(Part of a data file)
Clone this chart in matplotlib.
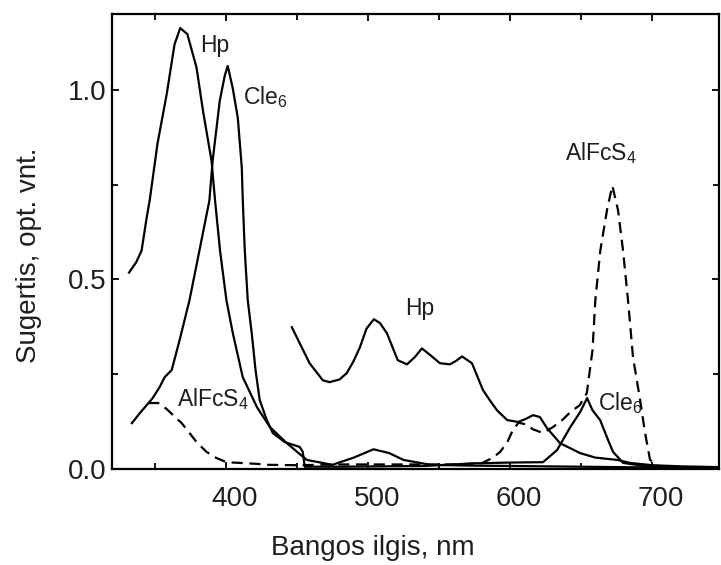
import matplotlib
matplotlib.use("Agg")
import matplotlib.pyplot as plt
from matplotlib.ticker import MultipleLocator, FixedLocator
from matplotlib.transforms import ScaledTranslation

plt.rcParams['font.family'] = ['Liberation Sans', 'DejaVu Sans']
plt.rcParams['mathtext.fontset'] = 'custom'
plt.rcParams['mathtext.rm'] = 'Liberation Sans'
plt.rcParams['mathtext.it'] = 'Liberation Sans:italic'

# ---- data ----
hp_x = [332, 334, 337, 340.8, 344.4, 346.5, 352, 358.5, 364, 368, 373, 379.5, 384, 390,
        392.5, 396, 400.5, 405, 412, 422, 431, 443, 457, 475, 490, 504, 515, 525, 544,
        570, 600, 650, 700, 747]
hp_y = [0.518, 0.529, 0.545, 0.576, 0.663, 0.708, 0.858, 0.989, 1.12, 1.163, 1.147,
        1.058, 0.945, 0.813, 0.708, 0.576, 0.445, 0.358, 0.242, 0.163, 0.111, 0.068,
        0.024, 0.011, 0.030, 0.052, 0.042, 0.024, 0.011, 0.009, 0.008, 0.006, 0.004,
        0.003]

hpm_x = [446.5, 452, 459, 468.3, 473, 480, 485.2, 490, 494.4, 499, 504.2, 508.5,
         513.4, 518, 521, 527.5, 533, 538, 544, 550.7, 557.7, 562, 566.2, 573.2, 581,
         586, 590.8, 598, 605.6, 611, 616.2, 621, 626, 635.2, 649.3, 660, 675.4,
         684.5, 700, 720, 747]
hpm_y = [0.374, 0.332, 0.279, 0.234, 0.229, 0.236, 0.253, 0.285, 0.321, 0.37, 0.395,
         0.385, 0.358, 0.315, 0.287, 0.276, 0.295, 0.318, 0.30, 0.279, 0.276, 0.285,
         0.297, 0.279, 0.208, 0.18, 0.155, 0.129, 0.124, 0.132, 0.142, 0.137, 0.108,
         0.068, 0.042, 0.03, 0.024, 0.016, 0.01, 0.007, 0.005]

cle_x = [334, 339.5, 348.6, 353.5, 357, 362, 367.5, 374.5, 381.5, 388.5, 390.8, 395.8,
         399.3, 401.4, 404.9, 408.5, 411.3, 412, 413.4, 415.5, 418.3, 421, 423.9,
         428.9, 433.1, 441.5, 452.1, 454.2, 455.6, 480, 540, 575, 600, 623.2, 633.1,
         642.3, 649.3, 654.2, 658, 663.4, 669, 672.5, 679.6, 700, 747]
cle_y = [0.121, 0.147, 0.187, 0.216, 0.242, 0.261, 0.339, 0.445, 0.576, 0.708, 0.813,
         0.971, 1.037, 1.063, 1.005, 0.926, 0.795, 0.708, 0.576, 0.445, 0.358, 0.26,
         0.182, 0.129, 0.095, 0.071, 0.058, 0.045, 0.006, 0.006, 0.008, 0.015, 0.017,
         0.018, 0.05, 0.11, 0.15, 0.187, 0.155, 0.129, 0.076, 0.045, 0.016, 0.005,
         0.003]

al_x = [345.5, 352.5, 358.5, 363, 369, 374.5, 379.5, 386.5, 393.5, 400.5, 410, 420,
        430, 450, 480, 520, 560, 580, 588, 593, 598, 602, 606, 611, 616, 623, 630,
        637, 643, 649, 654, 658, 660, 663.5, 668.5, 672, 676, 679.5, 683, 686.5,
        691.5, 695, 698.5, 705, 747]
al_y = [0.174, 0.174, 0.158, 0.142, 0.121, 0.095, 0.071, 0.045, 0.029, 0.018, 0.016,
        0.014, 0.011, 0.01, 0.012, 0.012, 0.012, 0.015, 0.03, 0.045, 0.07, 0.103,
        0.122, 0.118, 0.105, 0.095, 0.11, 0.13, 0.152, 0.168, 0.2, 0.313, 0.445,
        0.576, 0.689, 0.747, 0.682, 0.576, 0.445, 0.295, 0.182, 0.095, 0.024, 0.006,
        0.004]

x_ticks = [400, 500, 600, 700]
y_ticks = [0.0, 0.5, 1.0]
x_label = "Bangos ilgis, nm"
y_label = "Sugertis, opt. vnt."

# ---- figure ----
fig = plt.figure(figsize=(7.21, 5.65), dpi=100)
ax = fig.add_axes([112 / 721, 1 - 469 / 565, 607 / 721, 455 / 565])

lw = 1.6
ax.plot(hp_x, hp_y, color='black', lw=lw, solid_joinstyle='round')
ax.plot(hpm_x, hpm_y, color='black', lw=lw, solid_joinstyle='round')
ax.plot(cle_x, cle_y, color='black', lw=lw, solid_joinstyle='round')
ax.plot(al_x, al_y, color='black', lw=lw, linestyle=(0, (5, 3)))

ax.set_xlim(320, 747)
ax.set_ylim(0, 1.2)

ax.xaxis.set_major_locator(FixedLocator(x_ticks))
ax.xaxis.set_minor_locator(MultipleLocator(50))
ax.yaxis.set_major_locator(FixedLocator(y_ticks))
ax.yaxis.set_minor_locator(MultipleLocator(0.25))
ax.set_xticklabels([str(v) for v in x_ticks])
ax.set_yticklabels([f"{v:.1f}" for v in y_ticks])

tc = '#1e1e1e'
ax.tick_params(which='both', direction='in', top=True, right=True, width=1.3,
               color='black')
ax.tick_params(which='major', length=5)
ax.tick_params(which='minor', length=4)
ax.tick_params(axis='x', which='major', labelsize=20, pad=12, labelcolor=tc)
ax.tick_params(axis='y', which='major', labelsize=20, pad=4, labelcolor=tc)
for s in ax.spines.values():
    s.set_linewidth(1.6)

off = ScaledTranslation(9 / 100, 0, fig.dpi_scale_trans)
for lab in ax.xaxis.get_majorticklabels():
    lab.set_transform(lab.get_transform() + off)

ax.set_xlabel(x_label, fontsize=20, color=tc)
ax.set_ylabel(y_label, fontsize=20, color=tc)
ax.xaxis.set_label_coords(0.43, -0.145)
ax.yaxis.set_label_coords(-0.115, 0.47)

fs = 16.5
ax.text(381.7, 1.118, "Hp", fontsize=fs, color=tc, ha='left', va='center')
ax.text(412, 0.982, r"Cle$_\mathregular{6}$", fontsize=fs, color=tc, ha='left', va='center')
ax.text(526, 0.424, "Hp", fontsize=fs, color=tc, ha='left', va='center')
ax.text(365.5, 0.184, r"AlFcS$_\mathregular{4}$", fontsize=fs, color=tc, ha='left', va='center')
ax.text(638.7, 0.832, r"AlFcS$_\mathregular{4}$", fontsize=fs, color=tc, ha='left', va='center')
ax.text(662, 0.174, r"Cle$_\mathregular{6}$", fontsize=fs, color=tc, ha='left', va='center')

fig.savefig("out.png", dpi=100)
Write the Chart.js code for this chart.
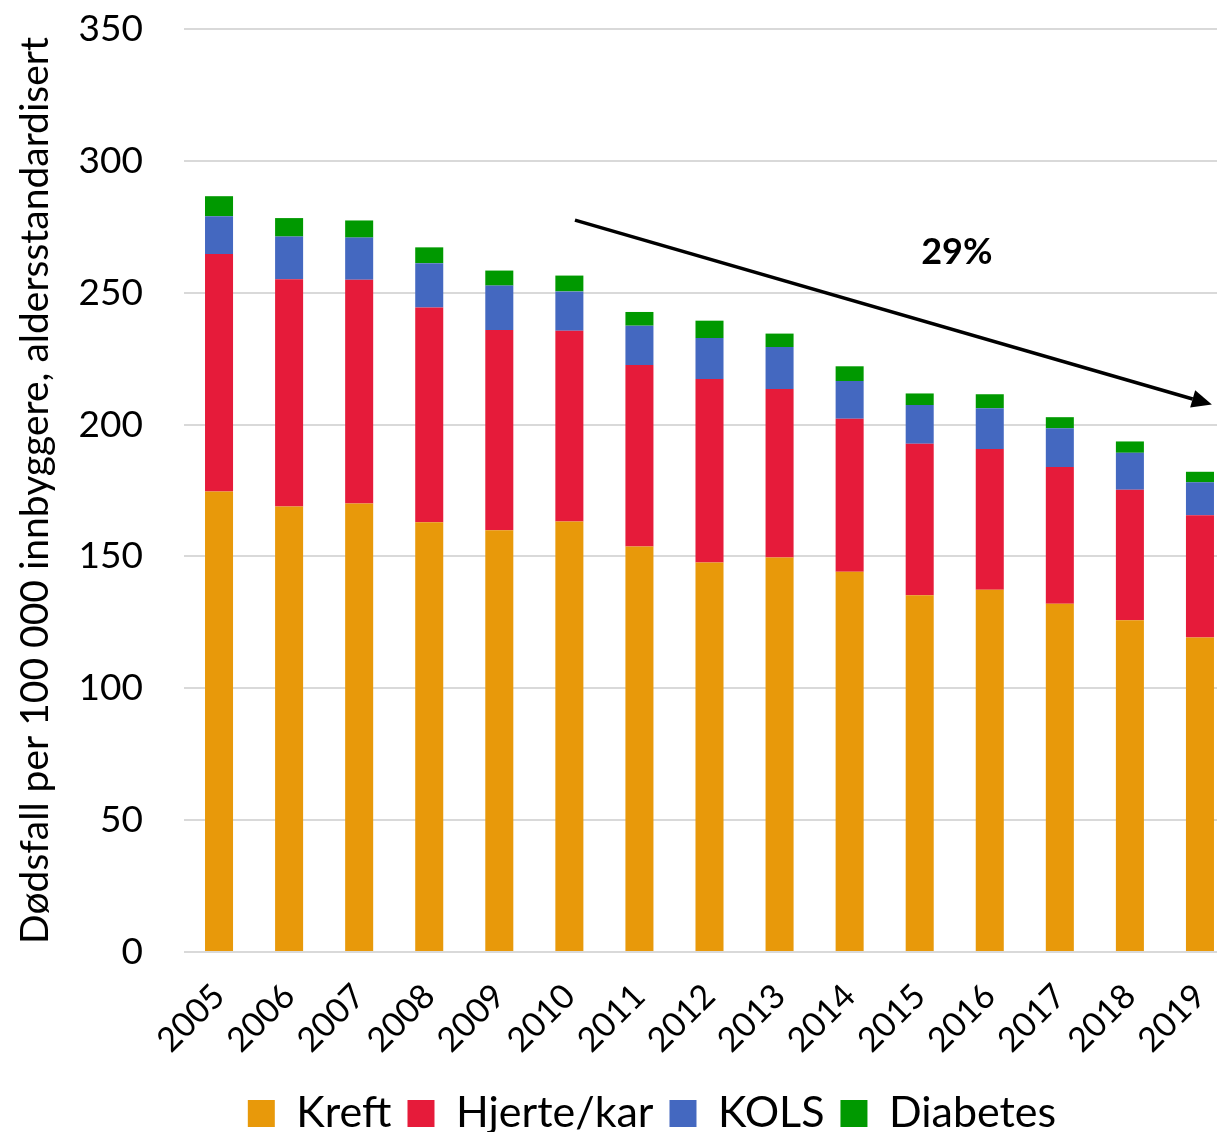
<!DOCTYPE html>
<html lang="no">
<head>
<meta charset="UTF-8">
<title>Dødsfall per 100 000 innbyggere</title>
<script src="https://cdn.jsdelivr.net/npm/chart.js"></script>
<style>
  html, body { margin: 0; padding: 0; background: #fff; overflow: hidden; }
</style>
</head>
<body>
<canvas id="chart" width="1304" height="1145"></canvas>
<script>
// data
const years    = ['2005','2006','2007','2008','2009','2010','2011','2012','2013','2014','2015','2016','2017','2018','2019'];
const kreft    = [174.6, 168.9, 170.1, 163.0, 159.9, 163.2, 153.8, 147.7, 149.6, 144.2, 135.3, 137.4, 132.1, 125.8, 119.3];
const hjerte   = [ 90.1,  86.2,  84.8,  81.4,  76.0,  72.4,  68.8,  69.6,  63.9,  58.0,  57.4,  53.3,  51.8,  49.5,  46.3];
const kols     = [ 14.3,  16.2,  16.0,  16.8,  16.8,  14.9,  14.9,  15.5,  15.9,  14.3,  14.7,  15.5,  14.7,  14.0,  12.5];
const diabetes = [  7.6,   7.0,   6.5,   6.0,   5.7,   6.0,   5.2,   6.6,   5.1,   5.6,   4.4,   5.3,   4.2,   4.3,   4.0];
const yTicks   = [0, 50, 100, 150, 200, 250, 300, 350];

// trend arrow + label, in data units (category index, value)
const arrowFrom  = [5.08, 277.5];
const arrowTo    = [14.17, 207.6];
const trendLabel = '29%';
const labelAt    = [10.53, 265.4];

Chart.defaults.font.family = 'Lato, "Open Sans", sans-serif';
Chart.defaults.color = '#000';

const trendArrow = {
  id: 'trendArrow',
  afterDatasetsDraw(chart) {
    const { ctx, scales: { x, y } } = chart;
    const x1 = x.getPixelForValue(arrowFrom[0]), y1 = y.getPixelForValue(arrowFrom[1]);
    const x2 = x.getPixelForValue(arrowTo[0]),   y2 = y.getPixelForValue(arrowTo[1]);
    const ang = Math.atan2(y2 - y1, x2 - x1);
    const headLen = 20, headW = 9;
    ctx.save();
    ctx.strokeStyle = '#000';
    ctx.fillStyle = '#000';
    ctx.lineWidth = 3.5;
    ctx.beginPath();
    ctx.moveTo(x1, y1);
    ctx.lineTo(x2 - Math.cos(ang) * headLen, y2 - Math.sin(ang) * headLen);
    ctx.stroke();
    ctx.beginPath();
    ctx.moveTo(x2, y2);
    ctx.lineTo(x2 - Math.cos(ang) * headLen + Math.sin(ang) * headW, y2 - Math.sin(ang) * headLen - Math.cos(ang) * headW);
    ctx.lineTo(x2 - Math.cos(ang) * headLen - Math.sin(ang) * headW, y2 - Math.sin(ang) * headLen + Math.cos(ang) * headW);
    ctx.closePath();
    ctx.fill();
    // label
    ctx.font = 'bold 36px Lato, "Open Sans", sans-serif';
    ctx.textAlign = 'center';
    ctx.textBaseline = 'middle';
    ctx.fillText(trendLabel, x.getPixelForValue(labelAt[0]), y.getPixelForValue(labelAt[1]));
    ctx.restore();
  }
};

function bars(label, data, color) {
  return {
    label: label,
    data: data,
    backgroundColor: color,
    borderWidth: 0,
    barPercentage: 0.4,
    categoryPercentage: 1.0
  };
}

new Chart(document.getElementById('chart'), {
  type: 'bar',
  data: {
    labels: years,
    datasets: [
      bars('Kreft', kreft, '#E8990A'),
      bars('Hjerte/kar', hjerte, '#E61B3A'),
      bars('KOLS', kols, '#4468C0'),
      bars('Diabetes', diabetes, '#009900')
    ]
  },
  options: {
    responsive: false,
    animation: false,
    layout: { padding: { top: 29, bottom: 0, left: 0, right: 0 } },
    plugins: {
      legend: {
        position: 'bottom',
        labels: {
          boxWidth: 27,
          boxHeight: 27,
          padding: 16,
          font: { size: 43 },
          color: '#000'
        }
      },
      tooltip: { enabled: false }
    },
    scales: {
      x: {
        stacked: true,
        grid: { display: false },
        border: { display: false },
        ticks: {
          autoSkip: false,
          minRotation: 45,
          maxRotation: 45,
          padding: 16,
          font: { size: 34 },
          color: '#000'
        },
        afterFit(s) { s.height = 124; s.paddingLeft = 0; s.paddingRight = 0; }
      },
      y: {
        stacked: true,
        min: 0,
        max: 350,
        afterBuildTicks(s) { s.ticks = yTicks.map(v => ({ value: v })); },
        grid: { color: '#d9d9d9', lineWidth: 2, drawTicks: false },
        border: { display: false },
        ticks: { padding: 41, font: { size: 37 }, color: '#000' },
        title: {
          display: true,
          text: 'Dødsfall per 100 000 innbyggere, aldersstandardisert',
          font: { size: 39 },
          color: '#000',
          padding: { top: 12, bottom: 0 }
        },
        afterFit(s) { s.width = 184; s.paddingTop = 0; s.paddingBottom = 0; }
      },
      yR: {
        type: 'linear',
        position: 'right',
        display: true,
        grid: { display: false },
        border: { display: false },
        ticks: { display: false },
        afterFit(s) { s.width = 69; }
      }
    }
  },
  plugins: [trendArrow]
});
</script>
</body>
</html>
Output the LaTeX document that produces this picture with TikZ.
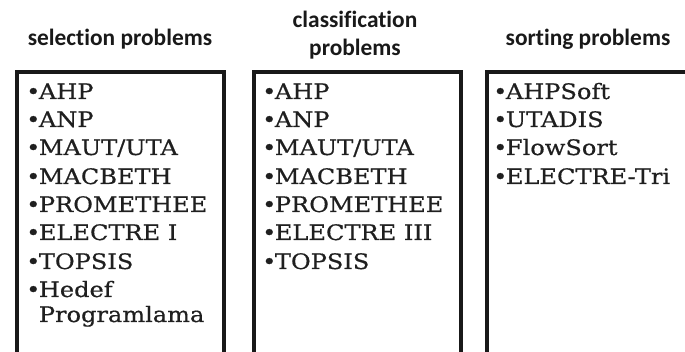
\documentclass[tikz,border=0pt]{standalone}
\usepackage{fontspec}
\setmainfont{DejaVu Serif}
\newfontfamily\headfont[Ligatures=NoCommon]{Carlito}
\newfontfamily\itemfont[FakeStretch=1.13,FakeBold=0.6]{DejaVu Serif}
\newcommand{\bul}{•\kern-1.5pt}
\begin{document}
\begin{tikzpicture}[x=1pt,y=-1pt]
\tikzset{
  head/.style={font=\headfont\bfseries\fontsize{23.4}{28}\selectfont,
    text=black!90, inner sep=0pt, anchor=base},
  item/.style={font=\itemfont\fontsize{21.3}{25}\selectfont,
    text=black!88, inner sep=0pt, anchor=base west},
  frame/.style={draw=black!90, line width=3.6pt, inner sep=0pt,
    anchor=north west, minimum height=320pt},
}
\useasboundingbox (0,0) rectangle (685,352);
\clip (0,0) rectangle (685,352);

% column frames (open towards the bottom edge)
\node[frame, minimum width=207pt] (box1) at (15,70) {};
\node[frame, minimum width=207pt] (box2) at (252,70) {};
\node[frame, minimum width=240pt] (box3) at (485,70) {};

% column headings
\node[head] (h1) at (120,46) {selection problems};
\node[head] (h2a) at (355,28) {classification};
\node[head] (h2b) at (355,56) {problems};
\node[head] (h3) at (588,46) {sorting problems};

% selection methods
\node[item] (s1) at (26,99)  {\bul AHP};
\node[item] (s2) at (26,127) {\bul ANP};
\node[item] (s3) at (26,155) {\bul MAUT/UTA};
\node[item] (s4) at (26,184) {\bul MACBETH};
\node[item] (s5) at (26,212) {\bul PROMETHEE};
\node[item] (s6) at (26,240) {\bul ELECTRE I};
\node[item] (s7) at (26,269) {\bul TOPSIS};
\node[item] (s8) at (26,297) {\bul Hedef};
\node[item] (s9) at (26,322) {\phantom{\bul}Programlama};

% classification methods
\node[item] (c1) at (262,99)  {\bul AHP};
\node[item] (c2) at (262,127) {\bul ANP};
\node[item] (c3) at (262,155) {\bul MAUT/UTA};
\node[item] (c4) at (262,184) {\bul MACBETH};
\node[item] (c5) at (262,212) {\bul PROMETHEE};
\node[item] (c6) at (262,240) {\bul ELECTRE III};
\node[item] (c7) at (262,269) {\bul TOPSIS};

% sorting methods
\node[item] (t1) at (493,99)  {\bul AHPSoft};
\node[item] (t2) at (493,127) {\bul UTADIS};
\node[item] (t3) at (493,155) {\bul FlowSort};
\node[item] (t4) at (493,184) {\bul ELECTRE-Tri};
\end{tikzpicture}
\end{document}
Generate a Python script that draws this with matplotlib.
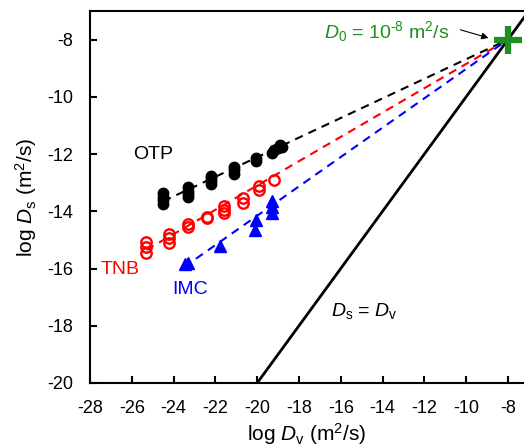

§ EXERCISE AIM: Look through the entries and return every line where "with" appears.

§ WRITTEN ANSWER:
Output the LaTeX document that produces this picture with TikZ.
Generate a Python script that draws this with matplotlib.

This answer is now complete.